Dernière danse
Seul en scène avec ses marionnettes, masques et objets, Alexandre Haslé vient de créer Le Dictateur et le dictaphone. Un huis clos entre folie et pas de deux avec sa conscience.
La cave un peu cradingue, pleine de meubles vieillots, a des airs du Underground d’Emir Kusturica. Ce huis
clos, né sous la plume de l’australien Daniel Keene, trouve ses origines dans un roman de Romain Gary, La Danse de Gengis Cohn, dans lequel un ancien nazi passé entre les mailles du filet est hanté chaque nuit par un comique juif qu’il a assassiné pendant la guerre. Dans ses rêves, il lui apprend le yiddish jusqu’à le rendre fou. Tel était le matériau de départ donné à l’auteur qui inventa « cet homme enfermé dans un intérieur, sorte de loque humaine dont on ne sait pas très bien si elle ressasse des souvenirs, acculé au suicide par ses fantômes, ou perd pied, inexorablement », assure Alexandre Haslé. Celui qui crée lui-même accessoires, demi masques et marionnettes, s’est inspiré « de tous les grands dictateurs du XXe siècle. S’ils ont une part de folie assez importante, Hitler est le boss.
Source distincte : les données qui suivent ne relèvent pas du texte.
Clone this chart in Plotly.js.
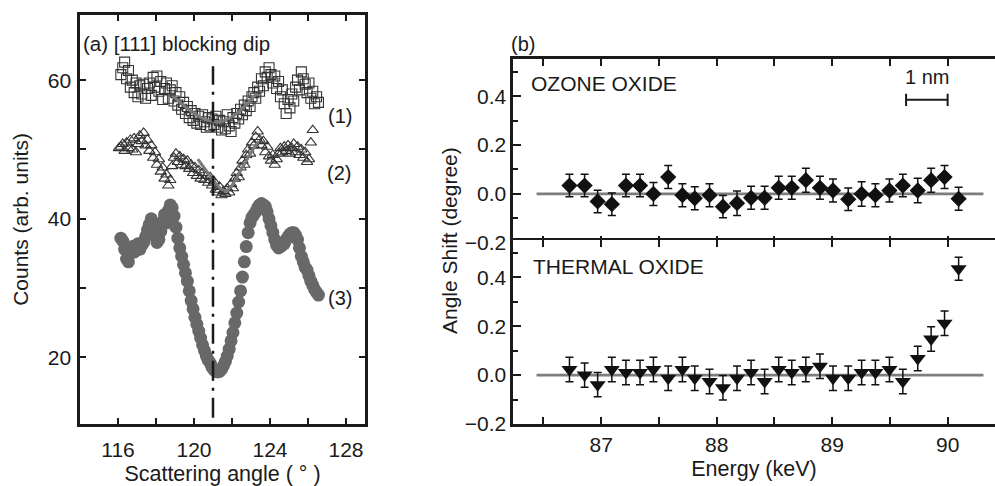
<!DOCTYPE html>
<html><head><meta charset="utf-8">
<script src="https://cdn.plot.ly/plotly-3.0.1.min.js"></script>
<style>html,body{margin:0;padding:0;background:#fff}#chart{width:995px;height:486px}</style>
</head><body><div id="chart"></div>
<script>
// ---------- Panel (a): blocking dip ----------
const angleSq = [116.15,116.25,116.35,116.45,116.55,116.65,116.75,116.85,116.95,117.05,
117.15,117.25,117.35,117.45,117.55,117.65,117.75,117.85,117.95,118.05,
118.15,118.25,118.35,118.45,118.55,118.65,118.75,118.85,118.95,119.05,
119.15,119.25,119.35,119.45,119.55,119.65,119.75,119.85,119.95,120.05,
120.15,120.25,120.35,120.45,120.55,120.65,120.75,120.85,120.95,121.05,
121.15,121.25,121.35,121.45,121.55,121.65,121.75,121.85,121.95,122.05,
122.15,122.25,122.35,122.45,122.55,122.65,122.75,122.85,122.95,123.05,
123.15,123.25,123.35,123.45,123.55,123.65,123.75,123.85,123.95,124.05,
124.15,124.25,124.35,124.45,124.55,124.65,124.75,124.85,124.95,125.05,
125.15,125.25,125.35,125.45,125.55,125.65,125.75,125.85,125.95,126.05,
126.15,126.25,126.35,126.45,126.55];
const countsSq = [60.8,61.8,62.6,60.2,61.4,59.0,60.0,58.2,59.6,57.6,
59.2,58.0,59.4,57.4,58.8,59.6,57.8,60.4,59.0,60.6,
58.4,59.8,57.2,58.8,59.6,57.4,58.6,59.2,57.0,58.2,
56.4,57.6,55.8,56.8,55.2,56.2,54.6,55.6,54.2,55.2,
53.8,54.8,53.6,55.0,54.0,53.2,54.6,53.4,54.4,53.6,
54.8,53.2,54.2,52.8,54.0,53.0,55.0,53.4,52.6,54.6,
53.8,55.2,54.4,55.8,55.0,56.4,55.6,57.0,56.2,57.6,
58.2,57.4,59.0,58.4,60.2,59.2,61.2,60.4,61.8,60.8,
59.6,60.6,58.8,59.8,57.6,58.6,56.6,55.2,57.2,56.0,
58.0,57.0,59.0,60.0,58.6,61.2,60.2,59.4,58.2,59.6,
57.4,58.4,56.6,57.6,56.8];

const angleTri = [116.05,116.15,116.25,116.35,116.45,116.55,116.65,116.75,116.85,116.95,
117.05,117.15,117.25,117.35,117.45,117.55,117.65,117.75,117.85,117.95,
118.05,118.15,118.25,118.35,118.45,118.55,118.65,118.75,118.85,118.95,
119.05,119.15,119.25,119.35,119.45,119.55,119.65,119.75,119.85,119.95,
120.05,120.15,120.25,120.35,120.45,120.55,120.65,120.75,120.85,120.95,
121.05,121.15,121.25,121.35,121.45,121.55,121.65,121.75,121.85,121.95,
122.05,122.15,122.25,122.35,122.45,122.55,122.65,122.75,122.85,122.95,
123.05,123.15,123.25,123.35,123.45,123.55,123.65,123.75,123.85,123.95,
124.05,124.15,124.25,124.35,124.45,124.55,124.65,124.75,124.85,124.95,
125.05,125.15,125.25,125.35,125.45,125.55,125.65,125.75,125.85,125.95,
126.05,126.15,126.25];
const countsTri = [50.2,50.4,50.8,49.8,51.0,50.2,51.4,50.0,51.6,49.6,
50.8,52.0,51.2,52.4,50.6,51.4,49.8,50.6,48.8,49.6,
47.8,48.6,46.8,47.4,45.8,46.4,44.8,45.6,47.6,48.8,
49.4,48.2,49.0,47.8,48.6,47.6,48.4,47.2,47.8,46.6,
47.4,46.2,47.0,45.8,46.6,45.6,46.2,45.2,46.0,44.8,
45.4,44.2,43.8,44.6,43.4,44.0,43.6,44.4,43.8,45.0,
44.4,45.8,46.6,46.0,47.4,48.4,47.8,49.2,50.0,49.4,
51.0,50.6,51.8,52.6,51.4,50.6,51.2,49.6,50.4,49.0,
48.4,49.2,47.8,48.6,49.4,50.2,49.6,50.4,49.8,50.6,
49.4,50.2,50.8,49.6,50.4,49.2,50.0,48.8,49.6,48.2,
48.6,51.0,52.8];

const angleCirc = angleSq.slice(); // same angle channels as series (1)
const countsCirc = [37.2,36.8,35.6,34.2,33.8,35.0,36.0,35.2,35.8,36.4,
35.6,36.2,36.6,37.4,38.4,39.2,40.0,39.0,37.6,36.6,
37.0,38.2,39.6,40.6,39.4,41.2,42.0,41.6,40.4,38.8,
37.2,35.8,34.6,33.4,32.2,31.0,29.6,28.2,27.0,25.8,
24.8,23.8,22.8,21.8,21.0,20.2,19.6,19.2,18.6,18.2,
18.0,17.9,18.0,18.3,18.8,19.4,20.2,21.2,22.4,23.6,
25.0,26.4,28.0,29.6,31.6,33.8,36.0,38.0,39.4,40.2,
40.6,41.0,41.6,42.0,42.2,42.0,41.8,41.0,40.0,39.0,
38.0,37.0,36.2,35.8,36.0,36.2,36.4,37.0,37.4,37.8,
38.0,38.0,37.6,37.0,35.8,34.6,33.8,33.0,32.6,31.8,
31.0,30.4,29.8,29.4,29.0];

const fit1Angle = [118.9,119.3,119.7,120.1,120.5,120.9,121.3,121.7,122.1,122.5,122.9,123.3];
const fit1Counts = [57.7,56.7,55.8,55.0,54.4,54.1,54.0,54.3,54.9,55.8,56.9,58.1];
const fit2Angle = [120.2,120.6,121.0,121.4,121.7,122.0,122.4,122.8,123.1,123.4];
const fit2Counts = [48.6,47.1,45.6,44.3,44.0,44.8,46.6,48.6,50.0,51.2];

const dipAngle = 121.0;

// ---------- Panel (b): angle shift vs energy ----------
const energy = [86.725,86.856,86.969,87.092,87.214,87.336,87.452,87.580,87.703,87.810,
87.938,88.054,88.176,88.298,88.415,88.537,88.650,88.772,88.894,89.007,
89.139,89.255,89.374,89.496,89.612,89.741,89.857,89.973,90.095];
const ozoneShift = [0.034,0.034,-0.031,-0.042,0.034,0.034,0.0,0.069,-0.005,-0.018,
-0.005,-0.052,-0.038,-0.016,-0.016,0.025,0.025,0.056,0.025,0.014,
-0.022,0.0,-0.005,0.014,0.034,0.014,0.056,0.069,-0.02];
const ozoneErr = [0.046,0.046,0.046,0.046,0.046,0.046,0.047,0.047,0.047,0.047,
0.047,0.046,0.05,0.047,0.047,0.047,0.047,0.049,0.047,0.047,
0.046,0.05,0.047,0.047,0.046,0.05,0.049,0.047,0.047];
const thermalShift = [0.023,0.0,-0.039,0.023,0.011,0.011,0.023,-0.013,0.023,-0.013,
-0.026,-0.052,-0.013,0.011,-0.026,0.023,0.011,0.023,0.036,-0.013,
-0.013,0.011,0.011,0.023,-0.026,0.068,0.148,0.212,0.435];
const thermalErr = [0.05,0.05,0.05,0.05,0.05,0.05,0.05,0.05,0.05,0.05,
0.05,0.05,0.05,0.05,0.05,0.05,0.05,0.05,0.05,0.05,
0.05,0.05,0.05,0.05,0.05,0.05,0.05,0.05,0.047];

const zeroLineFrom = 86.44, zeroLineTo = 90.31;
const scaleBarFrom = 89.64, scaleBarTo = 90.0, scaleBarLevel = 0.385;

// ---------- layout helpers ----------
const FONT = 'Liberation Sans, Arial, Helvetica, sans-serif';
const INK = '#1a1a1a';
const LW = 2.6;
const W = 995, H = 486, M = {l:80, r:0, t:15, b:62};
const pw = W - M.l - M.r, ph = H - M.t - M.b;
const fx = px => (px - M.l) / pw;
const fy = py => 1 - (py - M.t) / ph;

function axisBase(extra) {
  return Object.assign({
    showline: true, linewidth: LW, linecolor: INK,
    ticks: 'inside', tickwidth: 2, tickcolor: INK, ticklen: 6,
    showgrid: false, zeroline: false,
    tickfont: {family: FONT, size: 21, color: INK},
    tickmode: 'linear', ticklabelstandoff: 2
  }, extra);
}

const traces = [
  {x: angleSq, y: countsSq, type: 'scatter', mode: 'markers', xaxis: 'x', yaxis: 'y',
   marker: {symbol: 'square-open', size: 10, color: '#333', line: {width: 1.1}}, name: '(1)'},
  {x: angleTri, y: countsTri, type: 'scatter', mode: 'markers', xaxis: 'x', yaxis: 'y',
   marker: {symbol: 'triangle-up-open', size: 10, color: '#333', line: {width: 1.1}}, name: '(2)'},
  {x: angleCirc, y: countsCirc, type: 'scatter', mode: 'markers', xaxis: 'x', yaxis: 'y',
   marker: {symbol: 'circle', size: 13, color: '#686868'}, name: '(3)'},
  {x: fit1Angle, y: fit1Counts, type: 'scatter', mode: 'lines', xaxis: 'x', yaxis: 'y',
   line: {color: '#7a7a7a', width: 3, shape: 'spline'}, name: 'fit (1)'},
  {x: fit2Angle, y: fit2Counts, type: 'scatter', mode: 'lines', xaxis: 'x', yaxis: 'y',
   line: {color: '#7a7a7a', width: 3}, name: 'fit (2)'},
  {x: energy, y: ozoneShift, type: 'scatter', mode: 'markers', xaxis: 'x2', yaxis: 'y2',
   marker: {symbol: 'diamond', size: 12.5, color: '#111'},
   error_y: {type: 'data', array: ozoneErr, color: '#111', thickness: 1.5, width: 4}, name: 'ozone'},
  {x: energy, y: thermalShift, type: 'scatter', mode: 'markers', xaxis: 'x3', yaxis: 'y3',
   marker: {symbol: 'triangle-down', size: 14, color: '#111'},
   error_y: {type: 'data', array: thermalErr, color: '#111', thickness: 1.5, width: 4}, name: 'thermal'}
];

const minorX = d => ({ticks: 'inside', dtick: d, ticklen: 6, tickwidth: 2, tickcolor: INK});
const rightDomain = [fx(513), 1];
const divider = 241.5;

const layout = {
  width: W, height: H, margin: M, showlegend: false,
  paper_bgcolor: '#fff', plot_bgcolor: '#fff',
  font: {family: FONT, size: 20, color: INK},
  xaxis: axisBase({domain: [fx(80), fx(365)], anchor: 'y', range: [114, 129], mirror: 'ticks',
    tick0: 116, dtick: 4, minor: minorX(2), ticklabelstandoff: 5,
    title: {text: 'Scattering angle ( ° )', font: {family: FONT, size: 21.5, color: INK}, standoff: 6}}),
  yaxis: axisBase({domain: [fy(424), fy(15)], anchor: 'x', range: [10.4, 69.4], mirror: 'ticks',
    tick0: 20, dtick: 20, minor: minorX(10), ticklabelstandoff: 2,
    title: {text: 'Counts (arb. units)', font: {family: FONT, size: 21, color: INK}, standoff: 14}}),
  xaxis2: axisBase({domain: rightDomain, anchor: 'y2', range: [86.236, 90.41], mirror: 'ticks',
    tick0: 87, dtick: 1, ticklen: 7, minor: Object.assign(minorX(0.5), {ticklen: 7}), showticklabels: false}),
  yaxis2: axisBase({domain: [fy(divider + LW / 2), fy(59)], anchor: 'x2', range: [-0.2, 0.552],
    tick0: 0, dtick: 0.2, tickformat: '.1f', ticklen: 8, minor: Object.assign(minorX(0.1), {ticklen: 5}),
    ticklabelstandoff: 0}),
  xaxis3: axisBase({domain: rightDomain, anchor: 'y3', range: [86.236, 90.41], mirror: 'ticks',
    tick0: 87, dtick: 1, ticklen: 7, minor: Object.assign(minorX(0.5), {ticklen: 7}), ticklabelstandoff: 0,
    title: {text: 'Energy (keV)', font: {family: FONT, size: 21.5, color: INK}, standoff: 6}}),
  yaxis3: axisBase({domain: [fy(424), fy(divider - LW / 2)], anchor: 'x3', range: [-0.2, 0.552],
    tick0: 0, dtick: 0.2, tickformat: '.1f', ticklen: 8, minor: Object.assign(minorX(0.1), {ticklen: 5}),
    ticklabelstandoff: 0}),
  shapes: [
    {type: 'line', xref: 'x', yref: 'y', x0: dipAngle, x1: dipAngle, y0: 11.3, y1: 62,
     line: {color: INK, width: 2.5, dash: '20px,7px,3px,7px'}},
    {type: 'line', xref: 'x2', yref: 'y2', x0: zeroLineFrom, x1: zeroLineTo, y0: 0, y1: 0,
     line: {color: '#7d7d7d', width: 2.8}, layer: 'below'},
    {type: 'line', xref: 'x3', yref: 'y3', x0: zeroLineFrom, x1: zeroLineTo, y0: 0, y1: 0,
     line: {color: '#7d7d7d', width: 2.8}, layer: 'below'},
    {type: 'line', xref: 'x2', yref: 'y2', x0: scaleBarFrom, x1: scaleBarTo, y0: scaleBarLevel, y1: scaleBarLevel,
     line: {color: INK, width: 2}},
    {type: 'line', xref: 'x2', yref: 'y2', x0: scaleBarFrom, x1: scaleBarFrom, y0: scaleBarLevel - 0.025, y1: scaleBarLevel + 0.025,
     line: {color: INK, width: 2}},
    {type: 'line', xref: 'x2', yref: 'y2', x0: scaleBarTo, x1: scaleBarTo, y0: scaleBarLevel - 0.025, y1: scaleBarLevel + 0.025,
     line: {color: INK, width: 2}}
  ],
  annotations: [
    {text: '(a) [111] blocking dip', xref: 'paper', yref: 'paper', x: fx(81), y: fy(44), xanchor: 'left', yanchor: 'middle', showarrow: false, font: {size: 20.5}},
    {text: '(1)', xref: 'paper', yref: 'paper', x: fx(326), y: fy(116), xanchor: 'left', yanchor: 'middle', showarrow: false, font: {size: 20}},
    {text: '(2)', xref: 'paper', yref: 'paper', x: fx(325), y: fy(173), xanchor: 'left', yanchor: 'middle', showarrow: false, font: {size: 20}},
    {text: '(3)', xref: 'paper', yref: 'paper', x: fx(326), y: fy(298), xanchor: 'left', yanchor: 'middle', showarrow: false, font: {size: 20}},
    {text: '(b)', xref: 'paper', yref: 'paper', x: fx(509), y: fy(44), xanchor: 'left', yanchor: 'middle', showarrow: false, font: {size: 20}},
    {text: 'OZONE OXIDE', xref: 'paper', yref: 'paper', x: fx(529), y: fy(83), xanchor: 'left', yanchor: 'middle', showarrow: false, font: {size: 21}},
    {text: 'THERMAL OXIDE', xref: 'paper', yref: 'paper', x: fx(531), y: fy(266), xanchor: 'left', yanchor: 'middle', showarrow: false, font: {size: 21}},
    {text: '1 nm', xref: 'x2', yref: 'paper', x: (scaleBarFrom + scaleBarTo) / 2, y: fy(77), xanchor: 'center', yanchor: 'middle', showarrow: false, font: {size: 20}},
    {text: 'Angle Shift (degree)', xref: 'paper', yref: 'paper', x: fx(449), y: fy(241), xanchor: 'center', yanchor: 'middle', textangle: -90, showarrow: false, font: {size: 21}}
  ]
};

Plotly.newPlot('chart', traces, layout, {displayModeBar: false, staticPlot: true});
</script></body></html>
C’était véritablement un grand malade mais le nouveau président brésilien, Bolsonaro, n’est pas mal non plus : dans son programme il dit quand même vouloir proposer aux pauvres de les stériliser contre rétribution ! » Ses marionnettes, confectionnées par un assemblage de matières (papier maché, bois, tissus, mannequin de couture…) chinées dans les vide-greniers, permettent de montrer les choses avec « une distance que le réalisme rendrait obscène : ce vieux militaire pose un piège à souris et attrape… un cadavre ! Le public peut être touché sans être brusqué, à la manière des films de Jeunet et Caro. » Confronter des personnages à une réalité qui leur échappe est une constante des pièces du metteur en scène qui travailla successivement sur Kafka, Elephant Man ou La Pluie dans laquelle une vieille femme était déjà enfermée dans ses souvenirs. Pour Le Dictateur et le dictaphone, soliloque d’une petite vingtaine de pages, il importe « surtout de faire en sorte que le public ne se prenne pas trop d’empathie pour ce monstre aux airs de petit vieux perdant la boule. De ne pas le rendre trop drôle : son cache-cache avec sa conscience est un miroir avec la réalité. On comprend que sous ses airs civilisés et grotesque, ce petit intérieur s’écroule lentement et que les spectres qui l’entourent lui rendent la monnaie de sa pièce. » L’enfer intérieur se profile jusqu’à un dialogue, les yeux dans les yeux, avec la mort.